The second-largest loan on the watchlist is Prospectus ID #15, Concorde Green Retail (1.9% of the pool). This loan is being monitored for a low DSCR at YE2014 and Q2 2015 of 1.04x and 1.00x, respectively, driven by occupancy declines at the property over the past two years to 78.0% as of the September 2015 rent roll from the issuance level of 90.0%. The loan is secured by a grocery-anchored retail center comprising 200,000 sf in Glendale Heights, Illinois, a western Chicago suburb. The grocery anchor is Valli Produce, which represents 48.0% of the NRA on a lease through 2038. The property is well located along North Avenue, a heavily trafficked thoroughfare for this and surrounding suburbs. The servicer reports that the borrower is actively marketing the vacant space for lease, with no rental concessions being offered as of December 2015. DBRS will continue to monitor the loan for developments.

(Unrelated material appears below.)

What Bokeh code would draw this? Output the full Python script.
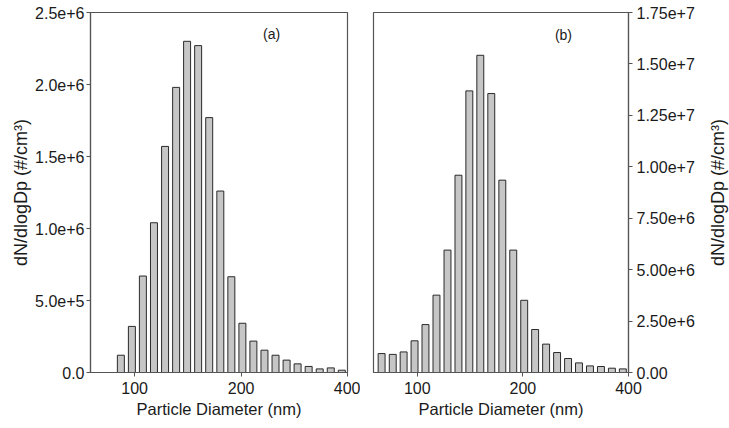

There is one loan in special servicing, Prospectus ID #25, Oakridge Office Park (1.2% of the pool). The loan is secured by a 316,000 sf office and data center complex located in Orlando, Florida. The park was built in phases between 1966 and 1983, with renovations most recently completed in 2005. The loan transferred to special servicing in June 2014 when the borrower stopped making payments following a space reduction for the property’s largest tenant, AT&T, which occupied approximately 34.0% of the NRA and reduced its space by half. The property also lost a tenant, which previously occupied approximately 9.5% of the NRA, to bankruptcy. According to CoStar, Class B properties in the subject’s Orlando Central Park submarket have hovered between 20.0% and 25.0% vacancy since 2011, with vacancy at 17.2% as of January 2015. The special servicer reports an occupancy rate of 48.0% for the property as of August 2015.
A January 2015 appraisal valued the property at $16.0 million, down from the issuance value of $24.0 million. The January 2015 appraisal implies value just over the outstanding trust exposure as of December 2015 but, given the slow leasing activity at the property within a relatively stable submarket, DBRS believes that the property could be slow to trade, which could increase the likelihood of a loss to the trust. The special servicer reports that a deed-in-lieu is in escrow, with the workout strategy being dual tracked between marketing the property for sale through the receiver (which has been in place since February 2015) and foreclosure as of the December 2015 remittance report. DBRS will monitor the situation closely for developments.
Notes:
All figures are in U.S. dollars unless otherwise noted.
This rating is endorsed by DBRS Ratings Limited for use in the European Union.
The applicable methodologies are North American CMBS Rating Methodology (June 2015) and CMBS North American Surveillance (January 2015), which can be found on our website under Methodologies.